• **Aim**: Exclude images, then output the remaining data verbatim.

• **Data excerpt**:
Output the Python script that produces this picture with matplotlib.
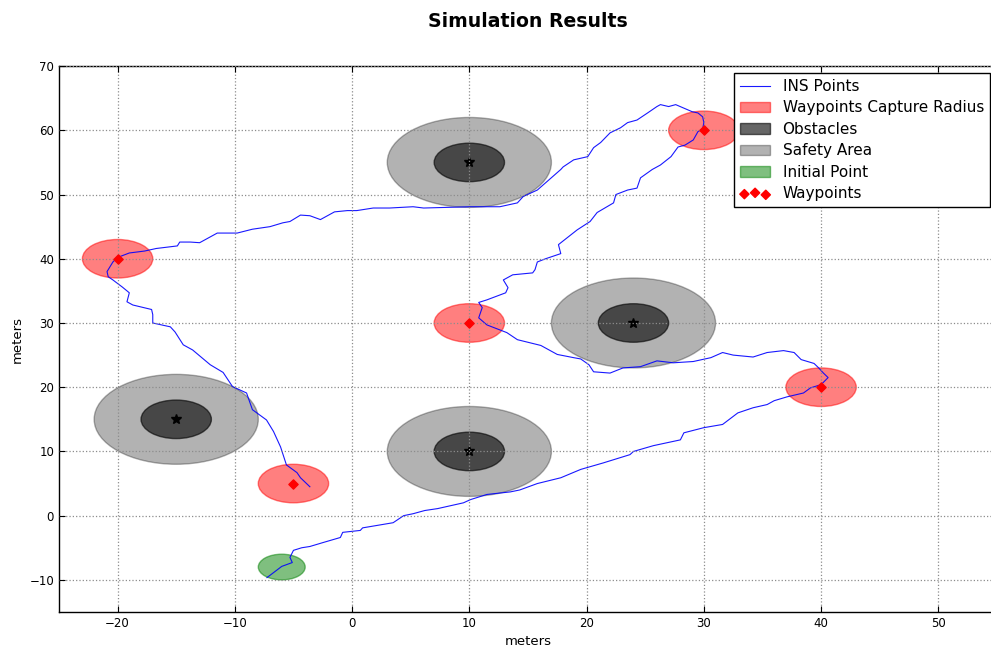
import matplotlib
matplotlib.use("Agg")
import matplotlib.pyplot as plt
from matplotlib.patches import Circle

# Vehicle track from the inertial navigation system (meters)
ins_x = [-7.26, -6.0, -5.1, -5.3, -5.0, -4.3, -3.6, -2.5, -1.0, -0.8, 0.7, 0.9, 3.5, 4.4,
         5.2, 6.2, 7.3, 9.5, 10.1, 11.5, 13.5, 14.3, 15.8, 17.8, 19.5, 21.4, 23.7, 24.0,
         25.7, 28.0, 28.3, 30.0, 31.6, 32.9, 34.2, 35.4, 36.0, 37.1, 38.5, 39.1, 40.0,
         40.6, 40.2, 39.8, 39.4, 38.3, 37.7, 36.8, 35.4, 34.2, 32.5, 31.6, 30.6, 29.1,
         27.4, 26.0, 24.6, 23.1, 22.0, 20.6, 20.2, 19.5, 18.9, 17.5, 16.1, 14.1, 13.2,
         11.5, 10.8, 11.1, 10.8, 11.5, 13.1, 13.3, 12.9, 13.7, 15.4, 15.6, 15.8, 16.5,
         17.8, 17.6, 19.2, 20.3, 20.9, 22.3, 22.5, 23.5, 24.3, 24.6, 25.6, 26.3, 27.2,
         27.8, 28.4, 29.1, 29.5, 29.9, 30.0, 29.9, 29.5, 29.0, 27.6, 27.0, 26.3, 26.0,
         25.2, 24.3, 23.5, 22.9, 22.0, 21.2, 20.6, 20.1, 18.9, 18.0, 17.8, 15.8, 14.6,
         14.1, 12.6, 10.1, 6.1, 5.2, 3.2, 1.8, 0.4, -0.4, -1.5, -2.0, -2.7, -3.6, -4.4,
         -5.3, -5.9, -7.0, -8.5, -9.8, -11.5, -12.1, -13.0, -13.8, -14.7, -14.9, -16.7,
         -17.7, -19.0, -20.0, -20.4, -20.9, -20.8, -20.4, -19.6, -19.0, -19.2, -18.7,
         -17.1, -17.0, -17.0, -15.5, -15.1, -14.4, -13.6, -12.1, -11.0, -10.2, -9.0,
         -8.5, -7.3, -6.7, -6.1, -5.6, -4.7, -4.4, -3.6]
ins_y = [-9.65, -7.9, -7.3, -6.5, -5.4, -5.0, -4.8, -4.2, -3.4, -2.6, -2.3, -1.9, -1.1, 0.0,
         0.3, 0.8, 1.1, 2.0, 2.5, 3.3, 3.7, 4.0, 5.0, 5.9, 7.2, 8.2, 9.5, 10.0,
         10.9, 11.8, 12.9, 13.7, 14.2, 16.0, 16.8, 17.3, 17.9, 18.5, 19.1, 19.9, 20.4,
         21.5, 22.2, 23.0, 23.7, 24.3, 25.4, 25.7, 25.4, 24.7, 25.0, 25.4, 24.6, 24.0,
         23.8, 24.1, 23.2, 23.0, 22.2, 22.4, 23.5, 24.4, 24.6, 25.1, 26.5, 27.4, 28.5,
         29.7, 30.8, 32.4, 33.2, 33.6, 34.7, 35.5, 36.7, 37.5, 37.8, 38.3, 39.5, 40.0,
         40.8, 42.2, 44.5, 45.8, 47.2, 48.7, 50.0, 50.7, 51.0, 52.6, 53.9, 54.6, 55.9,
         57.4, 57.7, 58.5, 59.8, 60.2, 61.2, 62.1, 62.7, 62.9, 64.0, 63.7, 64.0, 63.7,
         62.7, 61.6, 61.2, 60.4, 59.6, 58.1, 57.3, 55.9, 55.4, 54.3, 53.9, 50.7, 49.7,
         48.7, 48.1, 48.1, 47.9, 48.1, 47.9, 47.9, 47.5, 47.5, 47.3, 46.8, 46.1, 46.7, 46.8,
         45.8, 45.6, 45.0, 44.6, 44.0, 44.0, 43.4, 42.5, 42.6, 42.6, 42.0, 41.6,
         41.2, 40.9, 40.2, 39.5, 38.0, 37.2, 36.7, 35.6, 34.7, 33.3, 32.8,
         32.1, 31.3, 30.0, 29.4, 28.6, 26.6, 25.8, 23.5, 22.3, 20.1, 19.1,
         16.5, 14.9, 13.1, 10.7, 7.9, 6.7, 5.9, 4.5]

# Mission definition
waypoints_x = [-20, 10, 30, 40, -5]
waypoints_y = [40, 30, 60, 20, 5]
capture_radius = 3

obstacles_x = [-15, 10, 10, 24]
obstacles_y = [15, 10, 55, 30]
obstacle_radius = 3
safety_radius = 7

initial_x, initial_y = -6, -8
initial_radius = 2

plt.rcParams.update({
    "font.family": "DejaVu Sans",
    "xtick.direction": "in",
    "ytick.direction": "in",
    "xtick.top": True,
    "ytick.right": True,
    "xtick.major.size": 4,
    "ytick.major.size": 4,
})

fig = plt.figure(figsize=(9.91, 6.53), dpi=100, facecolor="white")
# the plot area runs slightly past the right edge of the canvas
ax = fig.add_axes([0.0595, 0.0628, 0.9465, 0.836])

line, = ax.plot(ins_x, ins_y, color="b", lw=0.8, alpha=0.9, label="INS Points")

wp_patch = None
for x, y in zip(waypoints_x, waypoints_y):
    wp_patch = ax.add_patch(Circle((x, y), capture_radius, fc="r", ec="r",
                                   alpha=0.5, lw=1))
safe_patch = obs_patch = None
for x, y in zip(obstacles_x, obstacles_y):
    safe_patch = ax.add_patch(Circle((x, y), safety_radius, fc="k", ec="k",
                                     alpha=0.3, lw=1))
    obs_patch = ax.add_patch(Circle((x, y), obstacle_radius, fc="k", ec="k",
                                    alpha=0.6, lw=1))
init_patch = ax.add_patch(Circle((initial_x, initial_y), initial_radius, fc="g",
                                 ec="g", alpha=0.5, lw=1))

ax.plot(obstacles_x, obstacles_y, "k*", ms=7)
wp_scatter = ax.scatter(waypoints_x, waypoints_y, marker="D", s=22, c="r",
                        edgecolors="r", zorder=3)

ax.set_xlim(-25, 55)
ax.set_ylim(-15, 70)
ax.set_xticks(range(-20, 51, 10))
ax.set_yticks(range(-10, 71, 10))
ax.tick_params(labelsize=8.5)
ax.grid(True, color="0.55", linestyle=":", linewidth=0.9)
ax.set_axisbelow(False)
for s in ax.spines.values():
    s.set_linewidth(1)

ax.set_xlabel("meters", fontsize=9.5)
ax.set_ylabel("meters", fontsize=9.5)
ax.set_title("Simulation Results", fontsize=13.6, fontweight="bold", pad=28)

leg = ax.legend([line, wp_patch, obs_patch, safe_patch, init_patch, wp_scatter],
                ["INS Points", "Waypoints Capture Radius", "Obstacles", "Safety Area",
                 "Initial Point", "Waypoints"],
                loc="upper right", fontsize=11, scatterpoints=3, fancybox=False,
                framealpha=1, edgecolor="k", borderaxespad=0.45, handlelength=2,
                labelspacing=0.42, borderpad=0.4)
leg.get_frame().set_linewidth(1)

fig.savefig("out.png", dpi=100, facecolor="white")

• **Response for this exercise**:
Output the Python script that produces this picture with matplotlib.
import matplotlib
matplotlib.use("Agg")
import matplotlib.pyplot as plt
from matplotlib.patches import Circle

# Vehicle track from the inertial navigation system (meters)
ins_x = [-7.26, -6.0, -5.1, -5.3, -5.0, -4.3, -3.6, -2.5, -1.0, -0.8, 0.7, 0.9, 3.5, 4.4,
         5.2, 6.2, 7.3, 9.5, 10.1, 11.5, 13.5, 14.3, 15.8, 17.8, 19.5, 21.4, 23.7, 24.0,
         25.7, 28.0, 28.3, 30.0, 31.6, 32.9, 34.2, 35.4, 36.0, 37.1, 38.5, 39.1, 40.0,
         40.6, 40.2, 39.8, 39.4, 38.3, 37.7, 36.8, 35.4, 34.2, 32.5, 31.6, 30.6, 29.1,
         27.4, 26.0, 24.6, 23.1, 22.0, 20.6, 20.2, 19.5, 18.9, 17.5, 16.1, 14.1, 13.2,
         11.5, 10.8, 11.1, 10.8, 11.5, 13.1, 13.3, 12.9, 13.7, 15.4, 15.6, 15.8, 16.5,
         17.8, 17.6, 19.2, 20.3, 20.9, 22.3, 22.5, 23.5, 24.3, 24.6, 25.6, 26.3, 27.2,
         27.8, 28.4, 29.1, 29.5, 29.9, 30.0, 29.9, 29.5, 29.0, 27.6, 27.0, 26.3, 26.0,
         25.2, 24.3, 23.5, 22.9, 22.0, 21.2, 20.6, 20.1, 18.9, 18.0, 17.8, 15.8, 14.6,
         14.1, 12.6, 10.1, 6.1, 5.2, 3.2, 1.8, 0.4, -0.4, -1.5, -2.0, -2.7, -3.6, -4.4,
         -5.3, -5.9, -7.0, -8.5, -9.8, -11.5, -12.1, -13.0, -13.8, -14.7, -14.9, -16.7,
         -17.7, -19.0, -20.0, -20.4, -20.9, -20.8, -20.4, -19.6, -19.0, -19.2, -18.7,
         -17.1, -17.0, -17.0, -15.5, -15.1, -14.4, -13.6, -12.1, -11.0, -10.2, -9.0,
         -8.5, -7.3, -6.7, -6.1, -5.6, -4.7, -4.4, -3.6]
ins_y = [-9.65, -7.9, -7.3, -6.5, -5.4, -5.0, -4.8, -4.2, -3.4, -2.6, -2.3, -1.9, -1.1, 0.0,
         0.3, 0.8, 1.1, 2.0, 2.5, 3.3, 3.7, 4.0, 5.0, 5.9, 7.2, 8.2, 9.5, 10.0,
         10.9, 11.8, 12.9, 13.7, 14.2, 16.0, 16.8, 17.3, 17.9, 18.5, 19.1, 19.9, 20.4,
         21.5, 22.2, 23.0, 23.7, 24.3, 25.4, 25.7, 25.4, 24.7, 25.0, 25.4, 24.6, 24.0,
         23.8, 24.1, 23.2, 23.0, 22.2, 22.4, 23.5, 24.4, 24.6, 25.1, 26.5, 27.4, 28.5,
         29.7, 30.8, 32.4, 33.2, 33.6, 34.7, 35.5, 36.7, 37.5, 37.8, 38.3, 39.5, 40.0,
         40.8, 42.2, 44.5, 45.8, 47.2, 48.7, 50.0, 50.7, 51.0, 52.6, 53.9, 54.6, 55.9,
         57.4, 57.7, 58.5, 59.8, 60.2, 61.2, 62.1, 62.7, 62.9, 64.0, 63.7, 64.0, 63.7,
         62.7, 61.6, 61.2, 60.4, 59.6, 58.1, 57.3, 55.9, 55.4, 54.3, 53.9, 50.7, 49.7,
         48.7, 48.1, 48.1, 47.9, 48.1, 47.9, 47.9, 47.5, 47.5, 47.3, 46.8, 46.1, 46.7, 46.8,
         45.8, 45.6, 45.0, 44.6, 44.0, 44.0, 43.4, 42.5, 42.6, 42.6, 42.0, 41.6,
         41.2, 40.9, 40.2, 39.5, 38.0, 37.2, 36.7, 35.6, 34.7, 33.3, 32.8,
         32.1, 31.3, 30.0, 29.4, 28.6, 26.6, 25.8, 23.5, 22.3, 20.1, 19.1,
         16.5, 14.9, 13.1, 10.7, 7.9, 6.7, 5.9, 4.5]

# Mission definition
waypoints_x = [-20, 10, 30, 40, -5]
waypoints_y = [40, 30, 60, 20, 5]
capture_radius = 3

obstacles_x = [-15, 10, 10, 24]
obstacles_y = [15, 10, 55, 30]
obstacle_radius = 3
safety_radius = 7

initial_x, initial_y = -6, -8
initial_radius = 2

plt.rcParams.update({
    "font.family": "DejaVu Sans",
    "xtick.direction": "in",
    "ytick.direction": "in",
    "xtick.top": True,
    "ytick.right": True,
    "xtick.major.size": 4,
    "ytick.major.size": 4,
})

fig = plt.figure(figsize=(9.91, 6.53), dpi=100, facecolor="white")
# the plot area runs slightly past the right edge of the canvas
ax = fig.add_axes([0.0595, 0.0628, 0.9465, 0.836])

line, = ax.plot(ins_x, ins_y, color="b", lw=0.8, alpha=0.9, label="INS Points")

wp_patch = None
for x, y in zip(waypoints_x, waypoints_y):
    wp_patch = ax.add_patch(Circle((x, y), capture_radius, fc="r", ec="r",
                                   alpha=0.5, lw=1))
safe_patch = obs_patch = None
for x, y in zip(obstacles_x, obstacles_y):
    safe_patch = ax.add_patch(Circle((x, y), safety_radius, fc="k", ec="k",
                                     alpha=0.3, lw=1))
    obs_patch = ax.add_patch(Circle((x, y), obstacle_radius, fc="k", ec="k",
                                    alpha=0.6, lw=1))
init_patch = ax.add_patch(Circle((initial_x, initial_y), initial_radius, fc="g",
                                 ec="g", alpha=0.5, lw=1))

ax.plot(obstacles_x, obstacles_y, "k*", ms=7)
wp_scatter = ax.scatter(waypoints_x, waypoints_y, marker="D", s=22, c="r",
                        edgecolors="r", zorder=3)

ax.set_xlim(-25, 55)
ax.set_ylim(-15, 70)
ax.set_xticks(range(-20, 51, 10))
ax.set_yticks(range(-10, 71, 10))
ax.tick_params(labelsize=8.5)
ax.grid(True, color="0.55", linestyle=":", linewidth=0.9)
ax.set_axisbelow(False)
for s in ax.spines.values():
    s.set_linewidth(1)

ax.set_xlabel("meters", fontsize=9.5)
ax.set_ylabel("meters", fontsize=9.5)
ax.set_title("Simulation Results", fontsize=13.6, fontweight="bold", pad=28)

leg = ax.legend([line, wp_patch, obs_patch, safe_patch, init_patch, wp_scatter],
                ["INS Points", "Waypoints Capture Radius", "Obstacles", "Safety Area",
                 "Initial Point", "Waypoints"],
                loc="upper right", fontsize=11, scatterpoints=3, fancybox=False,
                framealpha=1, edgecolor="k", borderaxespad=0.45, handlelength=2,
                labelspacing=0.42, borderpad=0.4)
leg.get_frame().set_linewidth(1)

fig.savefig("out.png", dpi=100, facecolor="white")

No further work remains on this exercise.